During a military tour in the southern town of Marjeyoun, Kahwagi praised the efforts of soldiers and officers in preserving security in border areas and defending against Israeli aggression.
“The Lebanese Army is keen on stability in the south and committed to security in cooperation with the United Nations Interim Force in Lebanon,” he said in comments carried by the National News Agency.
“But the Army also knows the Israeli enemy's intentions toward Lebanon, particularly in terms of attempts to take advantage of internal disputes to sow strife between the Lebanese,” Kahwagi added.
He said the Army was fully prepared to respond to any Israeli aggression.
“Every aggressive act will be met with a similar one and the response will be immediate,” he said.
“It is also the Army's duty to defend [Lebanon’s] sovereignty and the Lebanese,” he said, adding that the international community should support the military.
Last week, a Lebanese soldier shot and killed an Israeli soldier on the border of the two countries, in an act that both the Army and the UNIFIL have said was unsanctioned by the Lebanese military.
At UNIFIL’s headquarters in the southern town of Naqoura, Kahwagi met with the head of the peacekeeping force, Maj. Gen. Paolo Serra, and commended “UNIFIL's sacrifices, especially given that peacekeepers are spending the holidays away from their families.”
He said Lebanon valued the work of the U.N. peacekeepers and that the Lebanese respected “their role in strengthening stability on the border."
During his meeting with Serra, Kahwagi stressed on the importance of daily coordination between the Army and international troops in accordance with U.N. Security Council Resolution 1701, noting Israel’s repeated violations of the resolution among other international agreements.

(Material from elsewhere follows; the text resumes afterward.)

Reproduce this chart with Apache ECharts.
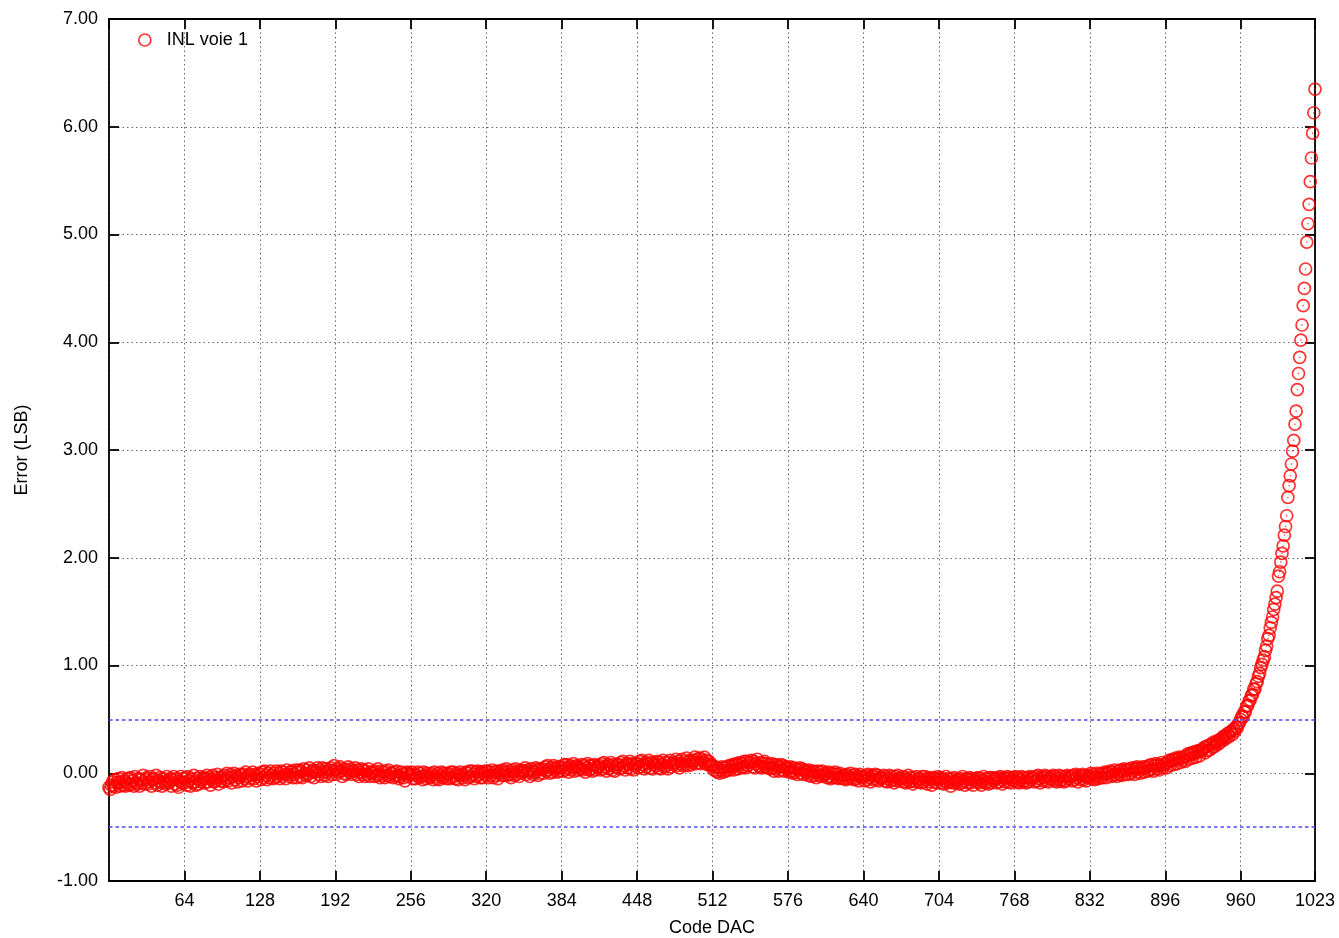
<!DOCTYPE html>
<html>
<head>
<meta charset="utf-8">
<script src="https://cdn.jsdelivr.net/npm/echarts@6/dist/echarts.min.js"></script>
<style>
html,body{margin:0;padding:0;background:#fff;}
#chart{width:1339px;height:938px;}
</style>
</head>
<body>
<div id="chart"></div>
<script>
// INL error (LSB) for DAC codes 0..1023
const seriesName = 'INL voie 1';
const xTitle = 'Code DAC';
const yTitle = 'Error (LSB)';
const limits = [0.5, -0.5];
const inl = [
-0.13,-0.15,-0.11,-0.08,-0.12,-0.06,-0.13,-0.09,-0.05,-0.12,-0.08,-0.04,-0.11,-0.07,-0.12,-0.09,
-0.05,-0.11,-0.04,-0.10,-0.07,-0.12,-0.03,-0.09,-0.10,-0.05,-0.12,-0.06,-0.09,-0.02,-0.10,-0.06,
-0.04,-0.10,-0.08,-0.03,-0.12,-0.06,-0.05,-0.09,-0.02,-0.11,-0.07,-0.04,-0.09,-0.12,-0.05,-0.08,
-0.10,-0.03,-0.07,-0.09,-0.05,-0.12,-0.06,-0.03,-0.10,-0.05,-0.11,-0.13,-0.07,-0.03,-0.09,-0.05,
-0.09,-0.04,-0.11,-0.03,-0.07,-0.12,-0.05,-0.09,-0.02,-0.08,-0.11,-0.05,-0.10,-0.03,-0.08,-0.06,
-0.04,-0.09,-0.05,-0.02,-0.08,-0.04,-0.11,-0.06,-0.02,-0.08,-0.04,-0.07,-0.01,-0.10,-0.04,-0.07,
-0.03,-0.08,-0.02,-0.06,0.00,-0.07,-0.04,-0.01,-0.09,-0.03,0.00,-0.06,-0.02,-0.08,-0.04,-0.01,
-0.02,-0.07,-0.01,-0.05,0.01,-0.03,-0.07,-0.01,-0.05,-0.02,0.01,-0.05,-0.01,-0.07,-0.03,0.00,
-0.01,-0.06,0.01,-0.04,0.02,-0.02,-0.06,0.00,-0.04,0.02,-0.02,-0.05,0.00,-0.04,0.02,-0.03,
0.00,-0.05,0.02,-0.03,0.01,-0.01,-0.05,0.03,-0.01,-0.03,0.01,0.02,-0.04,-0.01,0.03,-0.04,
0.01,0.03,-0.03,0.02,-0.04,0.04,0.00,-0.02,0.03,-0.01,0.05,-0.03,0.01,0.03,-0.04,0.01,
0.02,0.05,-0.01,0.03,-0.03,0.05,0.01,-0.02,0.04,0.01,-0.03,0.03,0.05,-0.01,0.02,0.07,
0.03,-0.01,0.04,0.01,0.06,0.02,-0.03,0.04,0.00,-0.01,0.03,0.06,0.01,0.04,-0.01,0.02,
0.02,0.05,-0.01,0.03,-0.03,0.01,0.04,-0.01,0.03,-0.03,0.02,-0.01,0.04,-0.03,0.01,0.00,
0.01,-0.03,0.02,-0.02,0.04,-0.01,-0.04,0.02,-0.02,0.01,-0.04,0.02,-0.02,0.03,-0.03,0.00,
0.00,-0.04,0.01,-0.03,0.02,-0.02,-0.05,-0.03,0.01,-0.01,-0.04,-0.07,0.00,0.01,-0.03,-0.01,
-0.01,0.01,-0.05,-0.01,-0.05,-0.02,0.01,-0.04,0.00,-0.03,-0.06,0.01,-0.02,-0.05,0.00,-0.03,
-0.04,0.00,-0.02,-0.06,0.01,-0.03,-0.05,0.00,-0.06,-0.02,0.01,-0.04,0.00,-0.03,-0.05,0.00,
-0.01,-0.05,0.01,-0.04,0.01,-0.02,-0.05,0.00,-0.06,-0.02,0.01,-0.01,-0.04,-0.02,-0.06,0.01,
0.00,-0.04,0.02,-0.03,0.02,-0.01,-0.05,0.01,-0.03,0.02,-0.01,-0.04,0.01,-0.04,0.00,0.02,
-0.02,0.02,-0.04,0.01,-0.02,0.03,-0.04,0.01,-0.02,0.02,-0.05,0.00,0.02,-0.02,0.03,-0.02,
0.01,0.04,-0.02,0.02,-0.01,-0.04,0.03,0.01,-0.02,0.04,-0.01,0.02,-0.03,0.03,0.00,0.02,
0.02,0.05,-0.01,0.03,0.01,-0.03,0.04,0.02,-0.01,0.01,0.05,0.03,-0.02,0.04,0.00,0.03,
0.04,0.00,0.06,0.02,0.07,0.03,0.00,0.05,0.01,0.07,0.03,0.05,0.01,0.06,0.02,0.05,
0.06,0.02,0.08,0.03,0.08,0.05,0.01,0.07,0.03,0.05,0.09,0.02,0.06,0.07,0.03,0.05,
0.04,0.08,0.03,0.07,0.01,0.05,0.09,0.03,0.07,0.04,0.02,0.07,0.08,0.03,0.06,0.05,
0.07,0.03,0.09,0.04,0.10,0.06,0.02,0.08,0.04,0.07,0.10,0.03,0.08,0.02,0.06,0.08,
0.08,0.04,0.10,0.05,0.11,0.07,0.03,0.09,0.05,0.08,0.11,0.04,0.09,0.03,0.07,0.09,
0.09,0.05,0.11,0.06,0.12,0.08,0.04,0.10,0.06,0.09,0.12,0.05,0.10,0.04,0.08,0.10,
0.07,0.11,0.05,0.10,0.04,0.08,0.12,0.06,0.10,0.07,0.04,0.10,0.12,0.06,0.09,0.08,
0.10,0.13,0.07,0.11,0.05,0.09,0.13,0.07,0.11,0.08,0.14,0.07,0.11,0.12,0.08,0.10,
0.12,0.15,0.09,0.13,0.10,0.14,0.09,0.13,0.11,0.15,0.09,0.12,0.08,0.11,0.07,0.08,
0.07,0.03,0.06,0.02,0.01,0.05,0.00,0.03,0.06,0.01,0.05,0.02,0.06,0.03,0.07,0.03,
0.06,0.08,0.03,0.07,0.09,0.04,0.08,0.10,0.05,0.09,0.06,0.11,0.05,0.11,0.07,0.10,
0.10,0.12,0.06,0.11,0.05,0.09,0.13,0.07,0.06,0.10,0.05,0.09,0.11,0.06,0.09,0.05,
0.08,0.04,0.09,0.05,0.02,0.08,0.04,0.07,0.02,0.06,0.08,0.03,0.07,0.02,0.06,0.04,
0.05,0.01,0.06,0.02,0.00,0.05,0.01,0.04,-0.01,0.03,0.05,0.00,0.04,-0.01,0.03,0.01,
0.02,-0.02,0.03,0.00,-0.03,0.02,-0.02,0.01,-0.04,0.02,-0.02,0.01,-0.03,0.02,-0.02,-0.01,
0.00,-0.04,0.01,-0.03,-0.05,0.00,-0.04,-0.01,0.01,-0.04,-0.01,-0.05,0.00,-0.04,-0.02,-0.05,
-0.02,-0.06,-0.01,-0.05,-0.03,0.00,-0.05,-0.02,-0.06,-0.01,-0.05,-0.03,-0.07,-0.01,-0.04,-0.03,
-0.03,-0.07,-0.02,-0.06,-0.01,-0.04,-0.08,-0.02,-0.06,-0.03,-0.01,-0.06,-0.02,-0.07,-0.04,-0.05,
-0.04,-0.02,-0.07,-0.03,-0.08,-0.05,-0.02,-0.07,-0.03,-0.06,-0.09,-0.03,-0.07,-0.02,-0.05,-0.07,
-0.05,-0.03,-0.08,-0.04,-0.09,-0.06,-0.02,-0.08,-0.04,-0.07,-0.10,-0.04,-0.08,-0.03,-0.06,-0.08,
-0.05,-0.09,-0.03,-0.08,-0.03,-0.06,-0.10,-0.04,-0.08,-0.05,-0.11,-0.04,-0.08,-0.05,-0.09,-0.03,
-0.06,-0.04,-0.09,-0.05,-0.10,-0.07,-0.03,-0.09,-0.05,-0.08,-0.12,-0.05,-0.09,-0.04,-0.07,-0.09,
-0.06,-0.10,-0.05,-0.09,-0.03,-0.07,-0.11,-0.05,-0.09,-0.06,-0.04,-0.09,-0.05,-0.11,-0.07,-0.05,
-0.08,-0.04,-0.09,-0.05,-0.11,-0.07,-0.03,-0.09,-0.05,-0.08,-0.10,-0.04,-0.09,-0.04,-0.07,-0.05,
-0.05,-0.09,-0.04,-0.08,-0.03,-0.06,-0.10,-0.04,-0.08,-0.05,-0.03,-0.08,-0.04,-0.09,-0.06,-0.04,
-0.07,-0.03,-0.08,-0.04,-0.09,-0.06,-0.03,-0.08,-0.04,-0.07,-0.09,-0.04,-0.08,-0.03,-0.06,-0.04,
-0.04,-0.08,-0.03,-0.07,-0.02,-0.05,-0.09,-0.03,-0.07,-0.04,-0.02,-0.07,-0.03,-0.08,-0.05,-0.03,
-0.06,-0.02,-0.07,-0.03,-0.08,-0.05,-0.02,-0.07,-0.03,-0.06,-0.08,-0.03,-0.07,-0.02,-0.05,-0.03,
-0.03,-0.07,-0.02,-0.06,-0.01,-0.04,-0.08,-0.02,-0.06,-0.03,-0.01,-0.06,-0.02,-0.07,-0.04,-0.02,
-0.04,0.00,-0.05,-0.01,-0.06,-0.03,0.00,-0.05,-0.01,-0.04,0.00,-0.04,-0.01,0.01,-0.04,0.00,
0.00,0.02,-0.03,0.01,-0.02,0.03,-0.01,-0.03,0.02,-0.01,0.03,-0.02,0.02,0.04,-0.01,0.03,
0.03,-0.01,0.04,0.00,0.05,0.02,-0.01,0.04,0.06,0.01,0.05,0.00,0.04,0.06,0.01,0.05,
0.06,0.02,0.07,0.03,0.08,0.04,0.02,0.07,0.09,0.04,0.08,0.03,0.07,0.10,0.05,0.08,
0.09,0.05,0.10,0.12,0.07,0.11,0.13,0.08,0.12,0.14,0.09,0.13,0.15,0.10,0.14,0.12,
0.15,0.11,0.16,0.18,0.13,0.17,0.19,0.14,0.18,0.20,0.15,0.19,0.21,0.16,0.20,0.22,
0.22,0.24,0.19,0.25,0.21,0.26,0.22,0.27,0.24,0.29,0.25,0.28,0.30,0.27,0.31,0.29,
0.32,0.34,0.31,0.35,0.33,0.37,0.34,0.38,0.39,0.36,0.41,0.39,0.43,0.42,0.46,0.47,
0.50,0.53,0.52,0.57,0.57,0.62,0.63,0.67,0.68,0.72,0.73,0.78,0.78,0.83,0.85,0.90,
0.93,0.98,1.01,1.05,1.08,1.14,1.18,1.25,1.28,1.35,1.40,1.45,1.52,1.57,1.63,1.69,
1.83,1.87,1.96,2.04,2.11,2.21,2.29,2.39,2.56,2.67,2.76,2.87,2.99,3.09,3.24,3.36,
3.56,3.71,3.86,4.02,4.16,4.34,4.50,4.68,4.93,5.10,5.28,5.49,5.71,5.94,6.13,6.35
];
const firstCode = 0;

const points = inl.map((v, i) => [firstCode + i, v]);
const FONT = 'Liberation Sans';
const FS = 18;
const gridLine = { show: true, lineStyle: { color: '#666', width: 1, type: [1.5, 3] } };
const axisLineStyle = { show: true, onZero: false, lineStyle: { color: '#000', width: 1.8 } };
const tickStyle = { show: true, inside: true, length: 10, lineStyle: { color: '#000', width: 1.8 } };

const chart = echarts.init(document.getElementById('chart'), null, { renderer: 'canvas' });
chart.setOption({
  animation: false,
  backgroundColor: '#fff',
  textStyle: { fontFamily: FONT },
  grid: { left: 109, right: 24, top: 19, bottom: 57, containLabel: false, outerBoundsMode: 'none' },
  legend: {
    left: 133, top: 26,
    itemWidth: 34, itemHeight: 12,
    textStyle: { fontFamily: FONT, fontSize: FS, color: '#000' },
    data: [{ name: seriesName, icon: 'circle',
      itemStyle: { color: 'transparent', borderColor: '#ff0000', borderWidth: 1.7 } }]
  },
  xAxis: [
    {
      type: 'value', min: 0, max: 1023, interval: 64, position: 'bottom',
      name: xTitle, nameLocation: 'middle', nameGap: 38,
      nameTextStyle: { fontFamily: FONT, fontSize: FS, color: '#000' },
      axisLine: axisLineStyle, axisTick: tickStyle,
      axisLabel: { showMinLabel: false, margin: 11, fontFamily: FONT, fontSize: FS, color: '#000',
        formatter: v => String(v) },
      splitLine: gridLine
    },
    {
      type: 'value', min: 0, max: 1023, interval: 64, position: 'top',
      axisLine: axisLineStyle, axisTick: tickStyle,
      axisLabel: { show: false }, splitLine: { show: false }
    }
  ],
  yAxis: [
    {
      type: 'value', min: -1, max: 7, interval: 1, position: 'left',
      name: yTitle, nameLocation: 'middle', nameGap: 78, nameRotate: 90,
      nameTextStyle: { fontFamily: FONT, fontSize: FS, color: '#000' },
      axisLine: axisLineStyle, axisTick: tickStyle,
      axisLabel: { margin: 11, fontFamily: FONT, fontSize: FS, color: '#000',
        formatter: v => v.toFixed(2) },
      splitLine: gridLine
    },
    {
      type: 'value', min: -1, max: 7, interval: 1, position: 'right',
      axisLine: axisLineStyle, axisTick: tickStyle,
      axisLabel: { show: false }, splitLine: { show: false }
    }
  ],
  series: [
    {
      name: seriesName, type: 'scatter', data: points,
      symbol: 'circle', symbolSize: 12,
      itemStyle: { color: 'transparent', borderColor: '#ff0000', borderWidth: 1.7 },
      emphasis: { disabled: true },
      markLine: {
        silent: true, symbol: 'none', label: { show: false },
        lineStyle: { color: '#4a4aff', width: 1.5, type: [3.5, 3] },
        data: limits.map(v => ({ yAxis: v }))
      },
      z: 3
    },
    {
      name: 'centre', type: 'scatter', data: points,
      symbol: 'circle', symbolSize: 1.5, silent: true,
      itemStyle: { color: '#ff0000' }, z: 4
    }
  ]
});
</script>
</body>
</html>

Kahwagi told Serra that the Army was keen on the safety of the peacekeepers in south Lebanon.
The Army commander also visited Lebanese soldiers deployed in the coastal city of Sidon and the nearby Zahrani district and praised them on their role in preserving security in the area.
Last week, the Army said soldiers stationed in Sidon were targeted in two separate suicide attacks. Security sources, speaking to The Daily Star, have indicated that the assailants are affiliated with fugitive Salafist Sheikh Ahmad Assir.
In June, the military clashed with armed supporters of Assir after his gunmen ambushed a military checkpoint in the Sidon neighborhood of Abra, a short distance from where the preacher used to deliver fiery speeches against Hezbollah and Syria’s President Bashar Assad.
“[The military] will never abandon its role in Sidon but will boost its efforts in the city, surrounding areas and the coastal road to protect them from attempts to harm security and we will not allow the hands of terrorists to strike in Sidon,” Kahwagi said in the port city.
Describing Sidon as the city of “coexistence and brotherhood,” Kahwagi sought to reassure the city’s residents that the “Army will exert all efforts to protect them.”
Addressing soldiers, Kahwagi said Lebanon recognized their sacrifices.
He said the recent attacks in Sidon were “clear evidence that the Army will not remain silent against any attack on the military or any drop of our soldiers’ blood.”
He also noted that the country was gearing up for constitutional deadlines, referring to the presidential election in 2014.
“It is your responsibility to preserve stability at this difficult time as foreign and local sides try to destabilize the country and target you through suicide attacks in order to weaken the military and in turn harm Lebanon’s unity,” he said.
“But everyone will know that you are up to these challenging responsibilities,” Kahwagi added.